The shame associated with the abuse of children by Catholic priests is borne these days by all Catholics forced to explain to incredulous friends and acquaintances how this could have happened, how it could have gone on so long, how it could have been allowed to become so extensive—questions that still require a proper answer. Like a millstone around our necks, the scandal, year after endless year, drags us all down with it. How the church as the people of God respond to it should not be a question of loyalty to the pope nor even more demands for his resignation; it is a matter of restoring the church’s integrity as an institution and renewing the life of holiness for its members. It is a matter of corporate conversion.
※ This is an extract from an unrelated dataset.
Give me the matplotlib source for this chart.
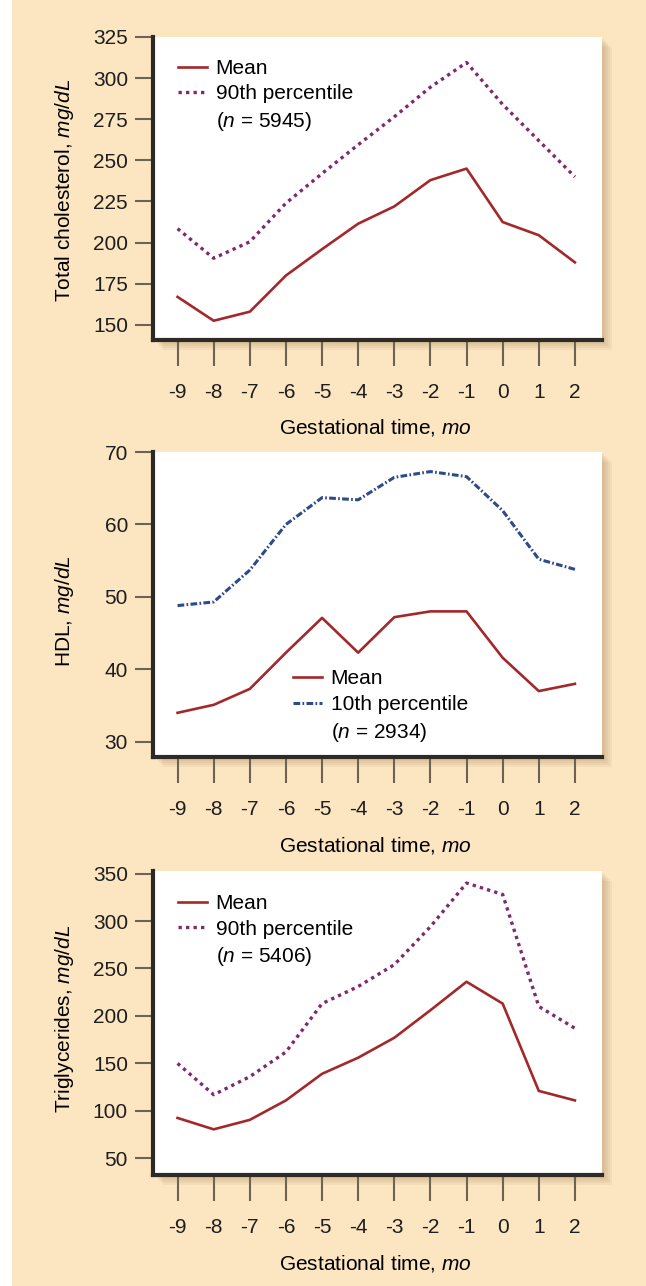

It is clear we are no longer dealing with an “American problem.” We never were. This is a global crisis that requires a church-wide strategy. The whole church—from parish to diocese to Roman Curia—needs to respond with the resources and the urgency it demands. Cardinal Walter Kasper, head of the Pontifical Council for Promoting Christian Unity, argues it is time for a thorough housecleaning. “We need a culture of alertness and bravery,” he said, “to do the housework,” and we must begin with caring for the victims.
Seek out the victims. Instead of waiting for victims of abuse to step forward, we should seek them out. During his 2008 visit to the United States, Pope Benedict XVI met with victims of abuse; he has promised to do the same in Ireland. These meetings need to be replicated by bishops and pastors wherever abuse is alleged. Though he seems to have had a tragic blind spot with respect to sexual abuse by the clergy, the late Pope John Paul II set a precedent for a ministry of apology and forgiveness for the offenses of church people. Small- and large-scale apologies need to be offered and forgiveness requested by bishops in dioceses where abuse has been committed. Public repentance needs to be demonstrated, as Cardinal Sean O’Malley showed with a penance service early in his healing ministry in Boston. Finally, funds should be established for the psychological healing and social support, where needed, of victims aimed at making them as whole as possible. Acts of piety and even reparation will be insufficient, however, without church reform as the manifestation of institutional conversion. Deeper institutional conversion will entail transparency, accountability and lay empowerment.
Come clean. “There is nothing that is concealed that will not be revealed,” Jesus said. The image of the church has been so profoundly diminished that there is now no point in forestalling investigations or attempting to stamp out brushfires of scandal. Innocent lives have been desecrated. At this point Catholics and others feel that desecration is drawn out wherever the church’s response is perceived to be halting and defensive. But the distressing truth is that surely more revelations await in countries where the poor have few resources or where legal systems are inadequate to respond to such crimes. Church offices should reveal all they know about the breadth and depth of this crisis. As in all organizational recoveries, transparency is necessary.
Be accountable. There are the sins of the clerics to contend with, but there is also the sin of clericalism that helped feed this crisis through silence and denial. Many bishops have persisted in their refusal to accept accountability for failure in supervision of priest personnel.
A handful of bishops have resigned, and in his letter to the church in Ireland Pope Benedict admitted the failures of the hierarchy in perpetuating the scandal. Members of the hierarchy may continue to find enemies in the media, and the media is not without fault, but for the most part the complicity of superiors in these crimes remains to be acknowledged. For genuine conversion in this matter, a searching examination of conscience over the sins of the institution will be needed.
Empower the laity. Lay participation in church governance is a conciliar value more honored in the breach than in the practice. That is no longer acceptable. The faithful must insist that parish and diocesan pastoral councils be activated and that they be given greater authority in canon law. Positions of real responsibility also need to be assigned to lay people and women religious for decision-making roles in church government. Humility should be a virtue for all to embrace just now, but especially for church leaders in seeking the guidance of the faithful. Whether what emerges in the future is a more humble but institutionally stronger church or a community in decline may be decided by the actions the church takes in the coming weeks and months to renew the spirit and structures of its own governance. For there is a conversion for institutions as well as for individuals, and it is often even harder to embrace.